No mesmo período, a Prefeitura Municipal de Piên, no interior do
Paraná, na data de 23.03.2020, comprou álcool em gel 70%, por meio da Dispensa
de Licitação n° 017/2020, processo n° 54312020, e cada litro custou R$ 8,05,
conforme extrato juntado aos autos.
Conforme a ação, o direcionamento foi tamanho que, segundo consta
na própria proposta da empresa, “de acordo com conversa com o Sr. Leão, a
entrega seria feita de forma fracionada que seria previamente negociada”,
"o que beira o absurdo, pois toda a aquisição se baseava em urgência e
emergência, mencionada em diversos momentos do procedimento, o que, inclusive,
foi o fundamento da realização de contratação direta, com dispensa de
licitação.
A denuncia salienta que o próprio parecer jurídico no 625/2020-
CONJUR identificou, ainda que timidamente, que precisaria ser adicionada
pesquisa de preços em sistema de compras públicas (SIMAS, no caso). Não
obstante as irregularidades apontadas no parecer jurídico, o Delegado Geral
deixou de corrigi-las e ratificou a contratação, sem encaminhar antes ao controle interno, de modo
que, no mesmo dia, 30.03.2020, ainda assinou o contrato com os procuradores
legais da fornecedora, bem como autorizou o empenho dos valores da contratação.

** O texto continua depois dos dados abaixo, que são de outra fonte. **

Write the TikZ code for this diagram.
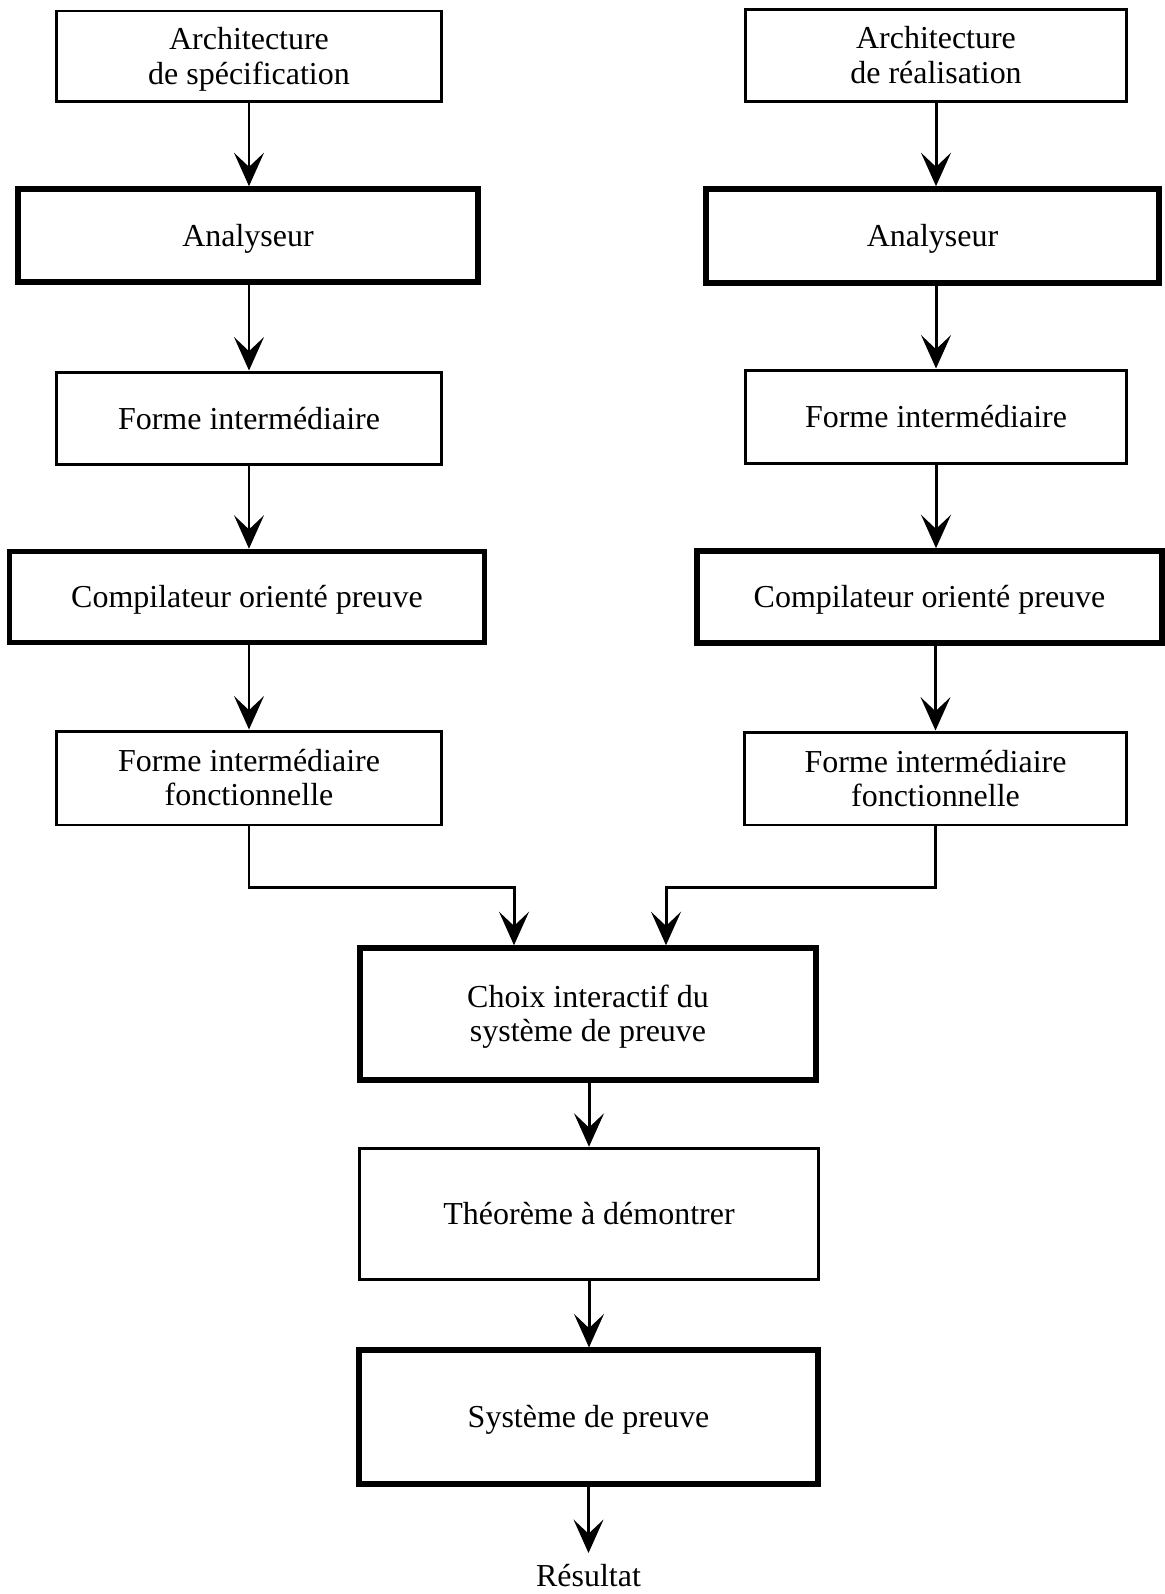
\documentclass[tikz,border=0pt]{standalone}
\usepackage{fontspec}
\setmainfont{Liberation Serif}
\usetikzlibrary{arrows.meta}
\newcommand\myone[1]{\rule[-4.6pt]{0pt}{21.6pt}#1}
\newcommand\mytwo[2]{\rule{0pt}{16.8pt}#1\\#2\rule[-4.6pt]{0pt}{4.6pt}}
\begin{document}
\begin{tikzpicture}[x=0.02cm,y=-0.02cm,
  box/.style={draw, line width=1.7pt, inner sep=0pt, align=center,
    font=\fontsize{18.2}{19.6}\selectfont},
  thickbox/.style={box, line width=3.2pt},
  arr/.style={line width=1.7pt, -{Stealth[length=19pt,width=17pt,inset=8pt]}}]
\useasboundingbox (0,0) rectangle (1165,1594);
% left column
\node[box, minimum width=7.70cm, minimum height=1.82cm] (L1) at (249,56.5) {\mytwo{Architecture}{de spécification}};
\node[thickbox, minimum width=9.20cm, minimum height=1.86cm] (L2) at (248,235.5) {\myone{Analyseur}};
\node[box, minimum width=7.70cm, minimum height=1.86cm] (L3) at (249,418.5) {\myone{Forme intermédiaire}};
\node[thickbox, minimum width=9.50cm, minimum height=1.82cm] (L4) at (247,597) {\myone{Compilateur orienté preuve}};
\node[box, minimum width=7.72cm, minimum height=1.88cm] (L5) at (249,778) {\mytwo{Forme intermédiaire}{fonctionnelle}};
% right column
\node[box, minimum width=7.64cm, minimum height=1.84cm] (R1) at (936,55.5) {\mytwo{Architecture}{de réalisation}};
\node[thickbox, minimum width=9.07cm, minimum height=1.88cm] (R2) at (932.5,236) {\myone{Analyseur}};
\node[box, minimum width=7.64cm, minimum height=1.88cm] (R3) at (936,417) {\myone{Forme intermédiaire}};
\node[thickbox, minimum width=9.30cm, minimum height=1.84cm] (R4) at (929.5,597) {\myone{Compilateur orienté preuve}};
\node[box, minimum width=7.64cm, minimum height=1.86cm] (R5) at (935.5,778.5) {\mytwo{Forme intermédiaire}{fonctionnelle}};
% center
\node[thickbox, minimum width=9.12cm, minimum height=2.64cm] (C1) at (588,1014) {\mytwo{Choix interactif du}{système de preuve}};
\node[box, minimum width=9.19cm, minimum height=2.63cm] (C2) at (589,1214) {\myone{Théorème à démontrer}};
\node[thickbox, minimum width=9.18cm, minimum height=2.67cm] (C3) at (588.5,1417) {\myone{Système de preuve}};
\node[anchor=north, inner sep=0pt, text height=19pt, font=\fontsize{18.2}{19.6}\selectfont] (res) at (588.5,1553) {Résultat};
% connectors left
\draw[arr] (L1.south) -- (L1.south |- L2.north);
\draw[arr] (L3.north |- L2.south) -- (L3.north);
\draw[arr] (L3.south) -- (L3.south |- L4.north);
\draw[arr] (L5.north |- L4.south) -- (L5.north);
% connectors right
\draw[arr] (R1.south) -- (R1.south |- R2.north);
\draw[arr] (R3.north |- R2.south) -- (R3.north);
\draw[arr] (R3.south) -- (R3.south |- R4.north);
\draw[arr] (R5.north |- R4.south) -- (R5.north);
% merge
\coordinate (jl) at (514,887);
\coordinate (jr) at (666,887);
\draw[arr] (L5.south) |- (jl) -- (jl |- C1.north);
\draw[arr] (R5.south) |- (jr) -- (jr |- C1.north);
% center
\draw[arr] (C2.north |- C1.south) -- (C2.north);
\draw[arr] (C2.south) -- (C2.south |- C3.north);
\draw[arr] (C3.south) -- (res.north);
\end{tikzpicture}
\end{document}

De modo que só no dia 23.04.2020, quase um mês após a contratação
- que tramitou com extrema velocidade (4 dias) – os autos foram encaminhados o
setor de Controle Interno da Polícia Civil, quando foi produzido despacho
inócuo, por não haver mais o que ser corrigido.
Frisando a inexistência de propagação de casos de COVID-19 no Pará
no mês de março - a própria Sespa
informou oficialmente 21 casos
confirmados em 30.03.2020 -, além do que a Polícia Civil recebeu 600
litros de álcool em gel, em decorrência de decisão judicial da lavra do juiz
Carlos Magno Gomes de Oliveira, da 3a Vara Criminal de Ananindeua, nos autos do
processo no 0002885-07.2020.814.0006, no dia 25 de março de 2020 - no exato
momento em que se realizava a compra denunciada - os quais poderiam ser
distribuídos nas trinta e cinco Delegacias da zona metropolitana de Belém,
cujos servidores estavam mais expostos à contaminação, o que seria suficiente
para dar tempo para licitação, o promotor Daniel Azevedo afirma ser mais um
fator que afasta a alegação de urgência na contratação com valores
exorbitantes.
Ao fim de 263 páginas, o MP requereu afastamento do cargo público
e indisponibilidade de bens, quebra de sigilo bancário, busca e apreensão de
aparelho celular e proibição de os envolvidos contratarem com o poder público.